DecrimNYC Rally
(Binary Garcia Dlao Twitter)
Feb. 26, 2019, By Meghan Sackman
State Senator Jessica Ramos has co-sponsored a series of bills that would decriminalize sex work and vacate the records of people who have been arrested or charged with prostitution or related offenses.
Ramos, along with State Senators Brad Hoylman and Julia Salazar, aims to rewrite the state’s penal code to protect sex workers from prosecution.
The bills would block the police and district attorneys from arresting and prosecuting sex workers on charges such as “loitering for the purposes of prostitution,” and would vacate past offenses.
“We aim to repeal statutes that criminalize consensual sexual exchange between adults and create a system that erases prostitution records for sex workers and sex trafficking survivors so they can move on with their lives,” Ramos wrote in a Daily News op-ed on Monday, co-written with Salazar.
“Most people trade sex out of economic need: to pay bills, make rent, and put food on the table,” the op-ed says.
Ramos noted that many people who turn to sex work are vulnerable minorities.
“LQBTQ, black and brown, immigrant and disabled communities engage in sex work at higher rates because they are locked out of jobs in the formal economy,” Ramos wrote.
According to the piece, about 94 percent of the people arrested in Brooklyn and Queens for loitering in relation to prostitution are black women.
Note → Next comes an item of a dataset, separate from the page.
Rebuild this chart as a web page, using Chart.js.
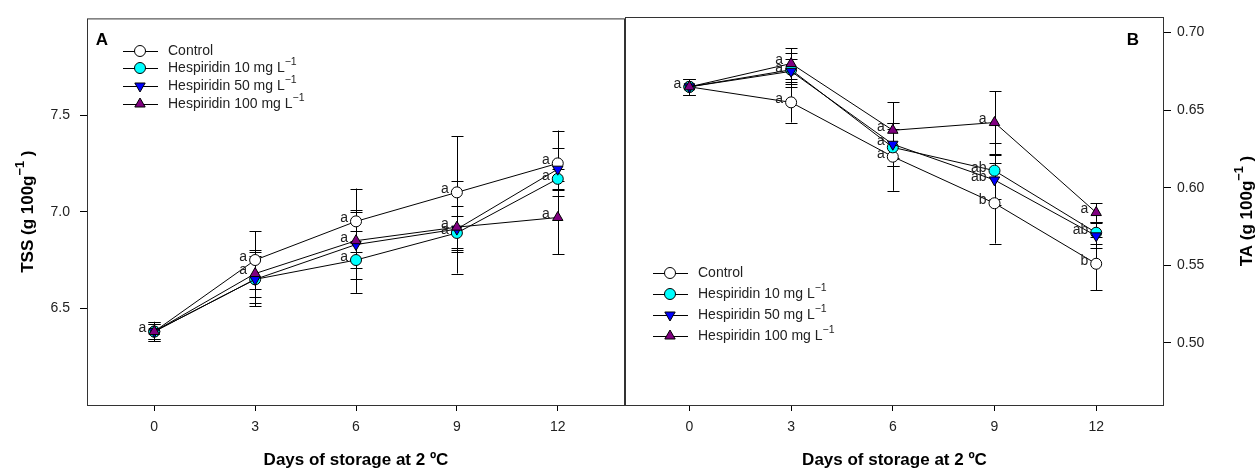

Many are undocumented and are at risk of being deported.
Ramos joined members of DecrimNY, an organization of about 20 groups that seeks to decriminalize and destigmatize aspects of the sex trade, at a rally outside the Manhattan Supreme court Monday.
“We’re not going to keep sweeping it under the rug,” Ramos said at the rally. “We’re going to start giving visibility to communities that have been marginalized for too long.”